5. Other Foods (For Special Occasions)
- Natural Sweeteners: Whenever I required sweeteners, I went for small amounts of grade B maple syrup, molasses, and raw honey.
- Coconut: Coconut has numerous benefits. Sometimes, I consumed full-fat coconut butter, milk, and aminos (a great alternative to soy sauce).
- Grain-free Flours: I went for grain-free flours. As alternatives to baking, I used coconut, cassava and plantain flours. Besides these flours, I sometimes used arrowroot powder and tapioca starch.
Reset Diet Typical Meal of the Day
- Breakfast: Smoothie with spinach, avocado, berries, oil and coconut milk.
- Lunch: Field greens salad with wild-caught salmon and dressed in vinegar and olive oil.
- Snack: Kale chips and Organic bacon-wrapped dates.
- Dinner: Sweet potatoes with coconut butter, fried vegetables in coconut oil, and albacore tuna.
What Not to Include in the Reset Diet?
It’s my suggestion that if you have decided to follow the reset diet for yourself, follow it completely.
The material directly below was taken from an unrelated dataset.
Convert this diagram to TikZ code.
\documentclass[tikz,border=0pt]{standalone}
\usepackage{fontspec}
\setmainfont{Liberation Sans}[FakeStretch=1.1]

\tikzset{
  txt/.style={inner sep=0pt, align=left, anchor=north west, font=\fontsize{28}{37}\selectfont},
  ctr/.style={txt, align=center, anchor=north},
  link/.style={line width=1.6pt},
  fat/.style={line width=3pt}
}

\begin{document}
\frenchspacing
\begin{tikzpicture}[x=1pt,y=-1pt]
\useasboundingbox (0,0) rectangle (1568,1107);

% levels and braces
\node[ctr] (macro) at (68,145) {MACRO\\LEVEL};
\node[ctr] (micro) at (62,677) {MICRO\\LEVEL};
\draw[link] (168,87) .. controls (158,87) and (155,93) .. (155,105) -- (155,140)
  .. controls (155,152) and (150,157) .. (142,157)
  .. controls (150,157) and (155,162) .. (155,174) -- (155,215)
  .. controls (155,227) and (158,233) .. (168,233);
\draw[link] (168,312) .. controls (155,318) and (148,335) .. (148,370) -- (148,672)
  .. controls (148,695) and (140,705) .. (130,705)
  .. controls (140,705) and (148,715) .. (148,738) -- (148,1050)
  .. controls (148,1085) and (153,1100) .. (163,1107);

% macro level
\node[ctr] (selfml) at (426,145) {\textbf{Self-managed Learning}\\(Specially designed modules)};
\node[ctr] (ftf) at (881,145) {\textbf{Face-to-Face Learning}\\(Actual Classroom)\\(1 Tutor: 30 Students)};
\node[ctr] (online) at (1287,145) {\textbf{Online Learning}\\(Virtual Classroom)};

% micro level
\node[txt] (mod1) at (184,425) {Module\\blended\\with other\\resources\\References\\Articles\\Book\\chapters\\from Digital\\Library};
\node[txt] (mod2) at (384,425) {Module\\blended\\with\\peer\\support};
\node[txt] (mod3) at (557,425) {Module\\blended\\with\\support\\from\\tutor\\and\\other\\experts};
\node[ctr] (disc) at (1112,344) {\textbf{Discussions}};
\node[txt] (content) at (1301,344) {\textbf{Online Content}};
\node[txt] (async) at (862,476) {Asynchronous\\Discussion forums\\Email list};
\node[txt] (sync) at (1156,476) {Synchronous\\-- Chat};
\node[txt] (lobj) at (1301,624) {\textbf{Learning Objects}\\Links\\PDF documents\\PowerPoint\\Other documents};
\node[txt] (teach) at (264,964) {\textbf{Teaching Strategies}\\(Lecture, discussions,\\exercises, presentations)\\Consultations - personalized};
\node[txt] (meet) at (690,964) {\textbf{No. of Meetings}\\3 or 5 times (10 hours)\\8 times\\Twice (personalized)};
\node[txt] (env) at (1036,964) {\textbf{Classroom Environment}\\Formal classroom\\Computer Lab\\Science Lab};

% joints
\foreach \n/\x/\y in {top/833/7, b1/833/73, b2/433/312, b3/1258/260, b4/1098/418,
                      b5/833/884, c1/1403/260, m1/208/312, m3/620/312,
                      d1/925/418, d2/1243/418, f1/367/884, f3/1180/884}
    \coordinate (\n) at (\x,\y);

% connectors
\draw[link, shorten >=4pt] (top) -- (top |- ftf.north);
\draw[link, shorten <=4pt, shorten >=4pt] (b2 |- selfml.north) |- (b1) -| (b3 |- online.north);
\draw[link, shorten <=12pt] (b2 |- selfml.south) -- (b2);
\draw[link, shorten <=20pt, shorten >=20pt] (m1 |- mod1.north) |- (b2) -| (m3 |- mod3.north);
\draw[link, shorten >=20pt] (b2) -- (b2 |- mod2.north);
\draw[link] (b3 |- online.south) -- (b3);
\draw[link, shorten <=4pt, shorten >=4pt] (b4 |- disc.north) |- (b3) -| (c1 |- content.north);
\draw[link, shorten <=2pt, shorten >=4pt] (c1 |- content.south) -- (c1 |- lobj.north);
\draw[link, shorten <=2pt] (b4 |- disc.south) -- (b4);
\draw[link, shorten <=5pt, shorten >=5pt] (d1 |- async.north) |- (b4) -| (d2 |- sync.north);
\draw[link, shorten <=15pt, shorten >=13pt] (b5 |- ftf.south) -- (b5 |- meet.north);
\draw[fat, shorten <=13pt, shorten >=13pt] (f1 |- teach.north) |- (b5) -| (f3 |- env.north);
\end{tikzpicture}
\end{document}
If you eat most of the eliminated foods, you won’t help yourself. Here, I have mentioned all the foods that I removed for 60 days.
1. Seeds and Nuts
Most people consider seeds and nuts healthy, but I took them out of my diet. The reason for putting them aside is that they can cause inflammation and can be rough on the gastrointestinal system.
Foods that fall into this category include legumes, garlic, and onion. In some people they can intensify gut problems, and since I have digestive problems I limited their intake although I struggles to eliminate them entirely.
3. Eggs and Dairy
Albumin (egg-white protein) is related to leaky gut syndrome. So, I took eggs out from my diet.
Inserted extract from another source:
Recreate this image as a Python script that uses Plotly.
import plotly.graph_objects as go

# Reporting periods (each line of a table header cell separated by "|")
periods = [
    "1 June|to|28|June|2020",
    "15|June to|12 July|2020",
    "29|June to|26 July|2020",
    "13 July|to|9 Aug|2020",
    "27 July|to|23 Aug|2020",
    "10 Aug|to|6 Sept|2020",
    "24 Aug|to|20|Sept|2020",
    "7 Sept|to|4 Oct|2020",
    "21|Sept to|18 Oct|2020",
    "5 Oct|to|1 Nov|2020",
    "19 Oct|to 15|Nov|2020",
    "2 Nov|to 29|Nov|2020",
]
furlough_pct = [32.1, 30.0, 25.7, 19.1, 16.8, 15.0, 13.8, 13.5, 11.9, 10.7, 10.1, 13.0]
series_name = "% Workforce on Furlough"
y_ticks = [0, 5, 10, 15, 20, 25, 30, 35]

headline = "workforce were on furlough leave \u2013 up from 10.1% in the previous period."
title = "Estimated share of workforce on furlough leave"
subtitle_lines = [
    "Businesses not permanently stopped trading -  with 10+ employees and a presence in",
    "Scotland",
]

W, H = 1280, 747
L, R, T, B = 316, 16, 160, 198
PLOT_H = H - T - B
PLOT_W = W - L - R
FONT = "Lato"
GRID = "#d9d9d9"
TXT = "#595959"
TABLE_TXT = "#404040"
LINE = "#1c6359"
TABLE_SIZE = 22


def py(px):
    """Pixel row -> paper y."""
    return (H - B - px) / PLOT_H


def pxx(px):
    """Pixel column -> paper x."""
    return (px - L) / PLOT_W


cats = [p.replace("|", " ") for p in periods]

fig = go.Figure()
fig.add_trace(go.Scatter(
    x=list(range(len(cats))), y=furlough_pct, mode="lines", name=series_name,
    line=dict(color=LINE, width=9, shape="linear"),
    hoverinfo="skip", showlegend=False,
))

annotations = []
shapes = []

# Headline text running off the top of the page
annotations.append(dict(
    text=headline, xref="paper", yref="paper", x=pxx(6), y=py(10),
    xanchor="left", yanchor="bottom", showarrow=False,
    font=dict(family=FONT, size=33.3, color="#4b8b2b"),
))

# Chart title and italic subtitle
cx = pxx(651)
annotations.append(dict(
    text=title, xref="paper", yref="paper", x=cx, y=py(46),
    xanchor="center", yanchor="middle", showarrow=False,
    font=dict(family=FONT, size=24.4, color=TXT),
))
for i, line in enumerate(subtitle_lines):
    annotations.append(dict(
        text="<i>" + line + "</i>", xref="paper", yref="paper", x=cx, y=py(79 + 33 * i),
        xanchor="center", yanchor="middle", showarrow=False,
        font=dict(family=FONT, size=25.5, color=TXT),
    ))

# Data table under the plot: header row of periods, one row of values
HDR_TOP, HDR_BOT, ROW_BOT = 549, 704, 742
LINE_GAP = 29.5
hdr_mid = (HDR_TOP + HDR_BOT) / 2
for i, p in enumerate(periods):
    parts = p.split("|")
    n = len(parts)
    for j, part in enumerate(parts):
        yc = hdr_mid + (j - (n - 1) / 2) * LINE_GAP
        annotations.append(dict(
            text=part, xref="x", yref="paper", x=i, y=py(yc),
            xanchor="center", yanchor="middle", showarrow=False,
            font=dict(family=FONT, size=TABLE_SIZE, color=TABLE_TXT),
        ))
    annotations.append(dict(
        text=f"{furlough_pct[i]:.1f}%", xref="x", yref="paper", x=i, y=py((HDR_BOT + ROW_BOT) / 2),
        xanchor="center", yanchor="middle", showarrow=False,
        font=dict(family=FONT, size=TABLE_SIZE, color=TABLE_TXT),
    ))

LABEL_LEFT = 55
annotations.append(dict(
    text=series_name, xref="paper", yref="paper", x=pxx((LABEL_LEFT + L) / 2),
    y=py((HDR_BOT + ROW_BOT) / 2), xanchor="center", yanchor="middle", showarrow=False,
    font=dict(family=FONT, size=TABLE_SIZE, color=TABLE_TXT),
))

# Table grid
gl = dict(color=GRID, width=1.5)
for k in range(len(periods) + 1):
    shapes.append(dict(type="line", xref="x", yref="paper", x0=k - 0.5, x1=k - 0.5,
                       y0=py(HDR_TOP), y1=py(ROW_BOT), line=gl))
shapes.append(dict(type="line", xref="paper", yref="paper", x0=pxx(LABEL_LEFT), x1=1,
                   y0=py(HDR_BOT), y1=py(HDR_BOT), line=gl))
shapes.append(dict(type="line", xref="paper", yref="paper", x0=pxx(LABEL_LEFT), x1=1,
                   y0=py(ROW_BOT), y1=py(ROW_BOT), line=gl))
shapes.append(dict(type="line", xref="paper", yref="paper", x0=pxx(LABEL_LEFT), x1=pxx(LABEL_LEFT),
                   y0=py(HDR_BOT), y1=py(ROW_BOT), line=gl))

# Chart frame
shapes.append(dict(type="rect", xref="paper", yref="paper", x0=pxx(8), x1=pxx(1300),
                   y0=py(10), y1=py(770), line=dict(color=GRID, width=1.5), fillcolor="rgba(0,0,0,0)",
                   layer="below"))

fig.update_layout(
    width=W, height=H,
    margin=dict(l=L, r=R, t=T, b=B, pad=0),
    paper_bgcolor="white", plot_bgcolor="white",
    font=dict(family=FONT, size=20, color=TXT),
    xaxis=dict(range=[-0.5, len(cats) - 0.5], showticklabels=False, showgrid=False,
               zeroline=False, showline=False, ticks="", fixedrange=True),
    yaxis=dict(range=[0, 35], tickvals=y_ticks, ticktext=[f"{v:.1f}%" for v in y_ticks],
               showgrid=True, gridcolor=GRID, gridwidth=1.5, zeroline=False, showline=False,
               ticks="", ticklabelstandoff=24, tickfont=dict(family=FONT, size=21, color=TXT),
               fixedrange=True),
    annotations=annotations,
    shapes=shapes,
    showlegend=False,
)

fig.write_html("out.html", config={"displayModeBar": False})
The foods that fall into this category are tomatoes, white potatoes, peppers, eggplant, and some spices. Some people who suffer from autoimmune spectrum syndrome may face inflammation because of these foods.
5. Caffeine and Alcohol
During this period, I limited my intake of caffeine to just a few cups of white or green tea per day, and I avoided all forms of alcohol.
6. Artificial and Refined Sugar
Most of us who are aware of the harm this sugar causes avoid it. I moved a step further and avoided healthy-sounding euphemisms because sugar is sugar.
I eliminated all kind of grains from my diet, even gluten-free grains such as quinoa, oats, rice, and corn.
Results After 60 Days
After following the above diet for 60 days, I returned foods slowly to my diet to check for any decrease in energy level or increase in my symptoms. I reintroduced the foods in this order:
- Dairy (grass-fed butter; raw goat yogurt; raw cow yogurt, raw cow cream, raw goat cheese, raw goat milk, raw cow milk)
- Nuts (Cashews and pistachios belong to poison ivy family, so I bought them in last)
- Eggs (Firstly yolk and then the whole egg)
- FODMAP Fruits and Vegetables
During these 60 days of food experiment, I discovered new likes because I went outside my comfort zone. Some foods that I thought I wouldn’t like (shellfish and sea vegetables), I found to be enjoyable.
I also concluded that sugar, legumes, milk, and most gluten-free grains are not suitable for me. I also discovered that after consuming lots of fruits and nuts, I don’t feel good.
Besides these small food intolerances, I enjoyed clearer skin, renewed energy, and fewer digestive issues. There were many surprising results that were brought about by my 60-day reset diet. All in all, it was well worth it.
The Appropriate Diet For You
Each one of us is different, so are the foods we eat and avoid. Similarly, the speed of reintroduction of foods should also be different. Always remember that food intolerance is not always permanent. There are numerous patients whose gut heals and can tolerate many different foods after a healing period.